Sam llenó un vaso con el tinto de la casa y lo puso encima de la bandeja mientras observaba de reojo la mesa del vampiro. Cuando me devolvió la mirada, tuve claro que él también sabía que nuestro nuevo cliente era un no-muerto. Los ojos de Sam también son azules, pero de un azul a lo Paul Newman, mientras que los míos son de un azul grisáceo, neblinoso. Sam también es rubio, pero con el pelo áspero, y de hecho no es del todo rubio, sino de una especie de dorado al rojo vivo.
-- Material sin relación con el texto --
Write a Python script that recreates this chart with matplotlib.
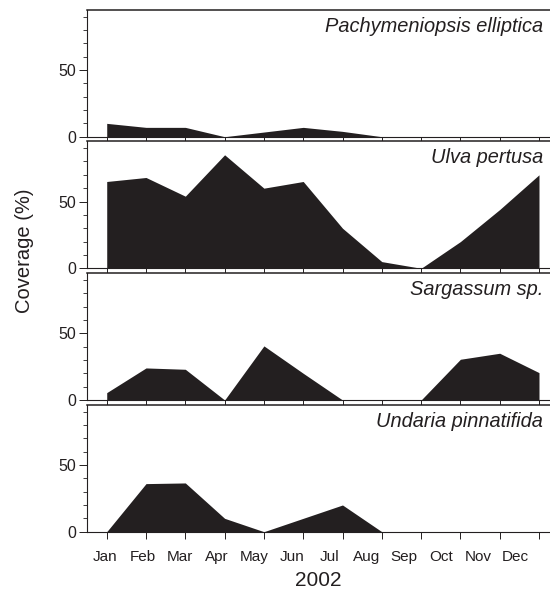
import numpy as np
import matplotlib
matplotlib.use("Agg")
import matplotlib.pyplot as plt
from matplotlib.ticker import MultipleLocator

plt.rcParams['font.family'] = ['Liberation Sans', 'DejaVu Sans']

months = ["Jan", "Feb", "Mar", "Apr", "May", "Jun",
          "Jul", "Aug", "Sep", "Oct", "Nov", "Dec"]
species = ["Pachymeniopsis elliptica", "Ulva pertusa",
           "Sargassum sp.", "Undaria pinnatifida"]

# coverage (%) per month
pachymeniopsis = [10, 7, 7, 0, 3.5, 7, 4, 0, 0, 0, 0, 0]
ulva = [65, 68, 54, 85, 60, 65, 30, 5, 0, 20, 44, 70]
sargassum = [5.5, 24, 23, 0, 40.5, 20, 0, 0, 0, 30.5, 35, 20.5]
undaria = [0, 36, 36.5, 10, 0, 10, 20, 0, 0, 0, 0, 0]

series = [pachymeniopsis, ulva, sargassum, undaria]

dark = "#231f20"
x = np.arange(len(months))
# month names sit a bit tighter than the tick marks in the original
label_pos = np.linspace(-0.04, 10.41, len(months))

fig = plt.figure(figsize=(5.5, 5.97), dpi=100)

# panel boxes (left, bottom, width, height) in figure fractions
left = 0.1576
width = 1.0 - left
bottoms = [0.771, 0.5506, 0.330, 0.1094]
height = 0.2125

axes = []
for i in range(4):
    ax = fig.add_axes([left, bottoms[i], width, height])
    ax.fill_between(x, 0, series[i], color=dark, linewidth=0)
    ax.set_xlim(-0.51, 11.28)
    ax.set_ylim(0, 95)
    ax.set_xticks(x)
    ax.set_xticklabels([])
    ax.yaxis.set_major_locator(MultipleLocator(50))
    ax.yaxis.set_minor_locator(MultipleLocator(10))
    ax.tick_params(axis='y', which='major', direction='out', length=5.8,
                   width=0.7, labelsize=11.5, colors=dark, pad=2)
    ax.tick_params(axis='y', which='minor', direction='out', length=2.9,
                   width=0.6, colors=dark)
    ax.tick_params(axis='x', which='major', direction='out', length=5,
                   width=0.7, colors=dark)
    ax.spines['right'].set_visible(False)
    ax.spines['top'].set_linewidth(1.1)
    ax.spines['left'].set_linewidth(0.8)
    ax.spines['bottom'].set_linewidth(0.8)
    for s in ax.spines.values():
        s.set_color(dark)
    ax.annotate(species[i], xy=(1, 1), xycoords='axes fraction',
                xytext=(-4.8, -15.8), textcoords='offset points',
                ha='right', va='baseline', fontsize=14.4, style='italic',
                color=dark)
    axes.append(ax)

# month names only on the bottom panel
bottom = axes[3]
bottom.set_xticks(label_pos, minor=True)
bottom.set_xticklabels(months, minor=True)
bottom.tick_params(axis='x', which='minor', length=0, labelsize=11,
                   colors=dark, pad=13)
bottom.set_xlabel("2002", fontsize=15, color=dark, labelpad=5)

fig.text(0.045, 0.58, "Coverage (%)", rotation=90, ha='center',
         va='center', fontsize=14.5, color=dark)

fig.savefig("out.png", dpi=100)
Siempre está algo quemado por el sol y, aunque parece enjuto con esas ropas, lo he visto descargar camiones con el pecho descubierto y tiene fuerza de sobra en el torso. Nunca escucho sus pensamientos; es mi jefe, y en el pasado ya he tenido que dejar más de un trabajo por descubrir cosas de mis jefes que hubiera preferido no conocer.
Pero Sam no hizo ningún comentario, se limitó a entregarme el vino. Miré el vaso para asegurarme de que estuviera bien limpio y regresé a la mesa del vampiro.
– Su vino, señor -dije ceremoniosamente, antes de colocarlo con cuidado sobre la mesa, justo delante de él. Me volvió a mirar y yo contemplé todo lo que pude sus adorables ojos-. Que le aproveche -añadí con satisfacción. Detrás, Mack Rattray gritó.
– ¡Eh, Sookie, aquí necesitamos otra jarra de cerveza!
Suspiré y me volví para coger la jarra vacía de la mesa de los Ratas. Me fijé en que Denise estaba en buena forma esa noche: vestía un top sin mangas y unos pantalones muy cortos, y su mata de pelo castaño formaba una maraña a la moda. Denise no era realmente guapa, pero sí tan ostentosa y segura de sí misma que uno tardaba un tiempo en darse cuenta de lo escaso de su belleza.
Un ratito después, observé para mi decepción que los Rattray se habían trasladado a la mesa del vampiro y estaban charlando con él. Pude comprobar que él no respondía demasiado a menudo, pero tampoco se marchaba.
– ¡Mira eso! -comenté disgustada a Arlene, mi compañera camarera. Arlene es pelirroja, pecosa y diez años mayor que yo. Ha estado casada cuatro veces, tiene dos hijos y, de vez en cuando, creo que me considera el tercero.